On the 3rd of July 1990, an unusually long obituary appeared in The New York Times, with the title “Joseph C.R. Licklider Dies at 75; Foresaw New Uses for Computers”. A computer scientist from the Massachusetts Institute of Technology (MIT), Lick – as he was commonly referred to by his colleagues – had taken up the position of director at the Information Processing Techniques Office of the Advanced Research Projects Agency (ARPA), established under the US Department of Defense in 1958. Whilst working there, Lick had had the outrageous idea that perhaps computers, which had up until that point been used primarily to process mathematical computations, could be used as key components in a new communications system.

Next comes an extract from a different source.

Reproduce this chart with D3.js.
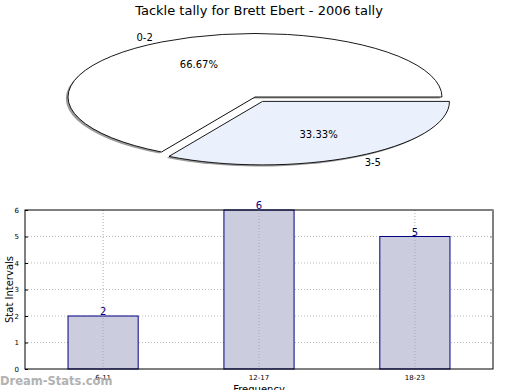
<!DOCTYPE html>
<html><head><meta charset="utf-8">
<script src="https://cdn.jsdelivr.net/npm/d3@7"></script>
<style>body{margin:0;background:#fff}svg{display:block;font-family:"DejaVu Sans",sans-serif}</style>
</head><body>
<script>
const title = "Tackle tally for Brett Ebert - 2006 tally";
const pieLabels = ["0-2", "3-5"];
const pieValues = [2, 1];
const pieColors = ["#ffffff", "#eaf0fc"];
const pieExplode = [0, 0.08];
const barCategories = ["6-11", "12-17", "18-23"];
const barValues = [2, 6, 5];
const yTicks = [0, 1, 2, 3, 4, 5, 6];

const W = 520, H = 390;
const svg = d3.select("body").append("svg").attr("width", W).attr("height", H);

svg.append("text").attr("x", 259).attr("y", 15).attr("text-anchor", "middle")
  .attr("font-size", 13).attr("fill", "#000").text(title);

// ---- pie (elliptical, matplotlib-like, CCW from east) ----
const cx = 255, cy = 97, rx = 187, ry = 63.5;
const total = d3.sum(pieValues);
const pie = d3.pie().sort(null).value(d => d).startAngle(Math.PI / 2).endAngle(Math.PI / 2 - 2 * Math.PI);
const arcs = pie(pieValues);
const arcGen = d3.arc().innerRadius(0).outerRadius(1);
const pg = svg.append("g");
function offset(a, i, k) {
  const mid = (a.startAngle + a.endAngle) / 2; // d3 angle, clockwise from north
  const dx = Math.sin(mid) * k, dy = -Math.cos(mid) * k;
  return [cx + dx * rx, cy + dy * ry];
}
// shadows
arcs.forEach((a, i) => {
  const [ox, oy] = offset(a, i, pieExplode[i]);
  pg.append("path").attr("d", arcGen(a))
    .attr("transform", `translate(${ox - 2.2},${oy + 1.6}) scale(${rx},${ry})`)
    .attr("fill", "#7a7a7a").attr("opacity", 0.75);
});
arcs.forEach((a, i) => {
  const [ox, oy] = offset(a, i, pieExplode[i]);
  pg.append("path").attr("d", arcGen(a))
    .attr("transform", `translate(${ox},${oy}) scale(${rx},${ry})`)
    .attr("fill", pieColors[i]).attr("stroke", "#000").attr("stroke-width", 0.9)
    .attr("vector-effect", "non-scaling-stroke");
});
arcs.forEach((a, i) => {
  const mid = (a.startAngle + a.endAngle) / 2;
  const [ox, oy] = offset(a, i, pieExplode[i]);
  const ux = Math.sin(mid), uy = -Math.cos(mid);
  const pct = (pieValues[i] / total * 100).toFixed(2) + "%";
  pg.append("text").attr("x", ox + ux * 0.6 * rx).attr("y", oy + uy * 0.6 * ry + 4)
    .attr("text-anchor", "middle").attr("font-size", 10).text(pct);
  pg.append("text").attr("x", ox + ux * 1.18 * rx).attr("y", oy + uy * 1.1 * ry + 4)
    .attr("text-anchor", "middle").attr("font-size", 10).text(pieLabels[i]);
});

// ---- bar chart ----
const L = 25, R = 493, T = 210, B = 369;
const x = d3.scaleBand().domain(barCategories).range([L, R]).paddingInner(0.55).paddingOuter(0.276);
const y = d3.scaleLinear().domain([0, 6]).range([B, T]);
const bg = svg.append("g");

// grid
bg.selectAll(".hg").data(yTicks.slice(1, -1)).enter().append("line")
  .attr("x1", L).attr("x2", R).attr("y1", d => y(d)).attr("y2", d => y(d))
  .attr("stroke", "#bbb").attr("stroke-width", 1).attr("stroke-dasharray", "1,2");

bg.selectAll(".bar").data(barValues).enter().append("rect")
  .attr("x", (d, i) => x(barCategories[i])).attr("width", x.bandwidth())
  .attr("y", d => y(d)).attr("height", d => B - y(d))
  .attr("fill", "#ccccdf").attr("stroke", "#000080").attr("stroke-width", 1);

bg.selectAll(".vg").data(barCategories).enter().append("line")
  .attr("x1", d => x(d) + x.bandwidth() / 2).attr("x2", d => x(d) + x.bandwidth() / 2)
  .attr("y1", T).attr("y2", B)
  .attr("stroke", "#aaa").attr("stroke-width", 1).attr("stroke-dasharray", "1,2");

// frame
bg.append("rect").attr("x", L).attr("y", T).attr("width", R - L).attr("height", B - T)
  .attr("fill", "none").attr("stroke", "#000").attr("stroke-width", 1);

// axes
const yAxis = d3.axisLeft(y).tickValues(yTicks).tickSize(3).tickFormat(d3.format("d"));
const ya = bg.append("g").attr("transform", `translate(${L},0)`).call(yAxis);
ya.select(".domain").remove();
ya.selectAll("text").attr("font-size", 7).attr("font-family", "DejaVu Sans").attr("fill", "#000");
ya.selectAll("line").attr("stroke", "#000").attr("transform", "translate(3,0)");
const yAxisR = d3.axisRight(y).tickValues(yTicks).tickSize(3).tickFormat("");
const yr = bg.append("g").attr("transform", `translate(${R - 3},0)`).call(yAxisR);
yr.select(".domain").remove(); yr.selectAll("line").attr("stroke", "#888");

const xAxis = d3.axisBottom(x).tickSize(0).tickPadding(6);
const xa = bg.append("g").attr("transform", `translate(0,${B})`).call(xAxis);
xa.select(".domain").remove();
xa.selectAll("text").attr("font-size", 7).attr("font-family", "DejaVu Sans").attr("fill", "#000");

// value labels
bg.selectAll(".vl").data(barValues).enter().append("text")
  .attr("x", (d, i) => x(barCategories[i]) + x.bandwidth() / 2).attr("y", d => y(d) - 1)
  .attr("text-anchor", "middle").attr("font-size", 10).attr("fill", "#000080").text(d => d);

svg.append("text").attr("transform", `translate(13,${(T + B) / 2}) rotate(-90)`)
  .attr("text-anchor", "middle").attr("font-size", 10).text("Stat Intervals");
svg.append("text").attr("x", (L + R) / 2).attr("y", 393).attr("text-anchor", "middle")
  .attr("font-size", 10).text("Frequency");

svg.append("text").attr("x", 0).attr("y", 385).attr("font-size", 11.5).attr("font-weight", "bold")
  .attr("fill", "#aaa").attr("opacity", 0.9).text("Dream-Stats.com");
</script>
</body></html>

During the Cold War, as Russia pulled ahead in the Space Race with the successful launch of Sputnik 1, the US became increasingly concerned that the USSR’s scientific prowess would provide it with a dangerous advantage as the conflict between the two nations escalated and the threat of nuclear war mounted. In response to this threat, ARPA was established primarily to develop new technologies for military use. It became, however, a hub of academic and military collaboration that led to many important developments in computer science, for both military and commercial use. These significant breakthroughs included the development of computer graphics, parallel processing, computer flight simulation and, perhaps most importantly, the internet.
A great deal of the Agency’s work stemmed from the concern that in the event of nuclear war, Russia might be able to destroy America’s long-distance communication network, which relied on telephone lines and wires that could be physically damaged. The military therefore sought to develop a communications system that had no physical headquarters or core that could be attacked. In 1962, Lick suggested connecting computers together in a network, in such a way that there would be no need for a dedicated telephone connection between each computer and so that any terminal could communicate with another terminal, using a common computer-language protocol. Not only would this provide an alternate communications system in the event of an attack by the USSR, but it would also facilitate the sharing of information in academic circles, dramatically increasing the advancement of the US’s scientific aspirations. Such a system would enable scientists in different physical locations to work collaboratively, building on each other’s work and reducing the duplication of effort through access to each other’s data.
Based on Lick’s idea, an early version of the internet – known as the ARPANET – was developed in 1969. This evolved rapidly over the following twenty years, eventually becoming what we know as the internet. Lick, however, never saw the next important development in communications technology that had been facilitated by his creation as he died the same year ARPANET was replaced by the internet.